McGovern’s performance hardly rises above the limitations of the script. The gestures, the shifting accents, the expressions meant to chart Gardner from ingénue to post-stroke fragility were pushed and inflated past their natural scale. The intuitive, magnetic Gardner of the page becomes, in her hands, oddly erratic: a figure bordering on the loonish. The tragedy is not in Gardner’s decline, but in how diminished and distorted she becomes on this stage.

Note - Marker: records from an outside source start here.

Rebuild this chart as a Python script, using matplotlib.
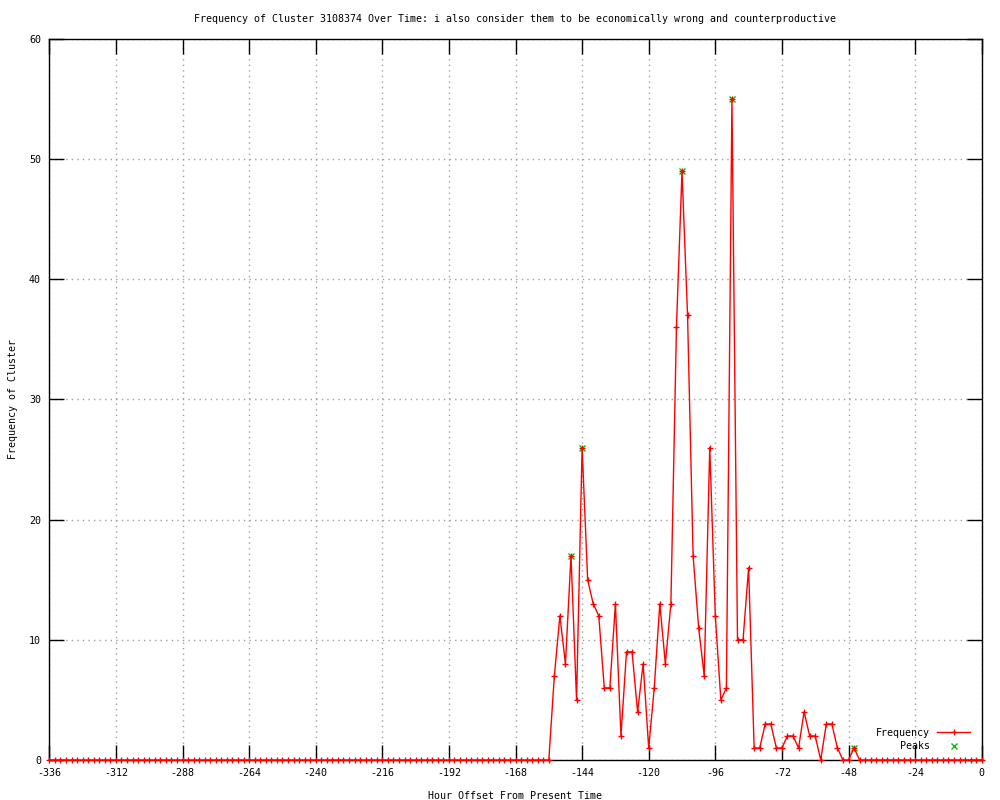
import matplotlib
matplotlib.use("Agg")
import matplotlib.pyplot as plt

plt.rcParams['font.family'] = ['DejaVu Sans Mono']
plt.rcParams['axes.unicode_minus'] = False

title = "Frequency of Cluster 3108374 Over Time: i also consider them to be economically wrong and counterproductive"
xlabel = "Hour Offset From Present Time"
ylabel = "Frequency of Cluster"

hours = list(range(-336, 1, 2))
frequency = [
    0, 0, 0, 0, 0, 0, 0, 0, 0, 0,
    0, 0, 0, 0, 0, 0, 0, 0, 0, 0,
    0, 0, 0, 0, 0, 0, 0, 0, 0, 0,
    0, 0, 0, 0, 0, 0, 0, 0, 0, 0,
    0, 0, 0, 0, 0, 0, 0, 0, 0, 0,
    0, 0, 0, 0, 0, 0, 0, 0, 0, 0,
    0, 0, 0, 0, 0, 0, 0, 0, 0, 0,
    0, 0, 0, 0, 0, 0, 0, 0, 0, 0,
    0, 0, 0, 0, 0, 0, 0, 0, 0, 0,
    0,
    7, 12, 8, 17, 5, 26, 15, 13, 12, 6,
    6, 13, 2, 9, 9, 4, 8, 1, 6, 13,
    8, 13, 36, 49, 37, 17, 11, 7, 26, 12,
    5, 6, 55, 10, 10, 16, 1, 1, 3, 3,
    1, 1, 2, 2, 1, 4, 2, 2, 0, 3,
    3, 1, 0, 0, 1,
    0, 0, 0, 0, 0, 0, 0, 0, 0, 0,
    0, 0, 0, 0, 0, 0, 0, 0, 0, 0,
    0, 0, 0,
]

peak_hours = [-148, -144, -108, -90, -46]
peak_values = [17, 26, 49, 55, 1]

xticks = list(range(-336, 1, 24))
yticks = list(range(0, 61, 10))

fs = 7.2
fig = plt.figure(figsize=(10, 8), dpi=100)
ax = fig.add_axes([0.0493, 0.05, 0.9324, 0.9014])

ax.plot(hours, frequency, color='#ff0000', lw=1.0, marker='+', markersize=5,
        markeredgewidth=1.0, clip_on=False, zorder=3, label='Frequency')
ax.plot(peak_hours, peak_values, linestyle='none', marker='x', color='#00c000',
        markersize=5, markeredgewidth=1.0, clip_on=False, zorder=2.8, label='Peaks')

ax.set_xlim(-336, 0)
ax.set_ylim(0, 60)
ax.set_xticks(xticks)
ax.set_yticks(yticks)
ax.tick_params(direction='in', length=11, width=1, top=True, right=True,
               labelsize=fs, pad=6, color='black')
ax.grid(True, color='#a0a0a0', linestyle=(0, (1, 3)), linewidth=1)
for sp in ax.spines.values():
    sp.set_linewidth(1)
    sp.set_color('black')
    sp.set_zorder(2.5)

ax.set_title(title, fontsize=fs, pad=12)
ax.set_xlabel(xlabel, fontsize=fs, labelpad=9)
ax.set_ylabel(ylabel, fontsize=fs, labelpad=8)

leg = ax.legend(loc='lower right', bbox_to_anchor=(0.9875, 0.012), frameon=False,
                markerfirst=False, fontsize=fs, handlelength=3.3, handletextpad=0.7,
                borderpad=0, borderaxespad=0, labelspacing=0.35, numpoints=1)

fig.savefig('out.png', dpi=100)
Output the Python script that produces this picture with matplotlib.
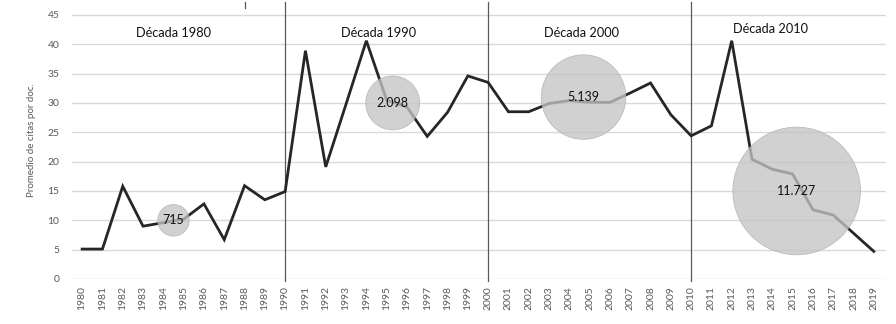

Ganis also falters with the accents now and then, but the script gifts him far richer terrain to play in. Evans longing to write a respected novel instead of a trashy celebrity biography; Sinatra ducking the spotlight rather than basking in Gardner’s radiance. Each man carries his own set of stakes and private bruises, yet there’s a subtle resonance among them — a quiet kinship that Ganis teases out with ease. Watching that thread connect his characters becomes one of the production’s rare, genuine pleasures.

The play ultimately amounts to a series of shallow plunges into the buzziest headlines of Gardner’s life and career. I left the theatre disappointed; the projected images of Ava’s startling beauty and raw vitality only made me long to return to the book — and to her films. The production itself, however, leaves almost nothing else that lingers.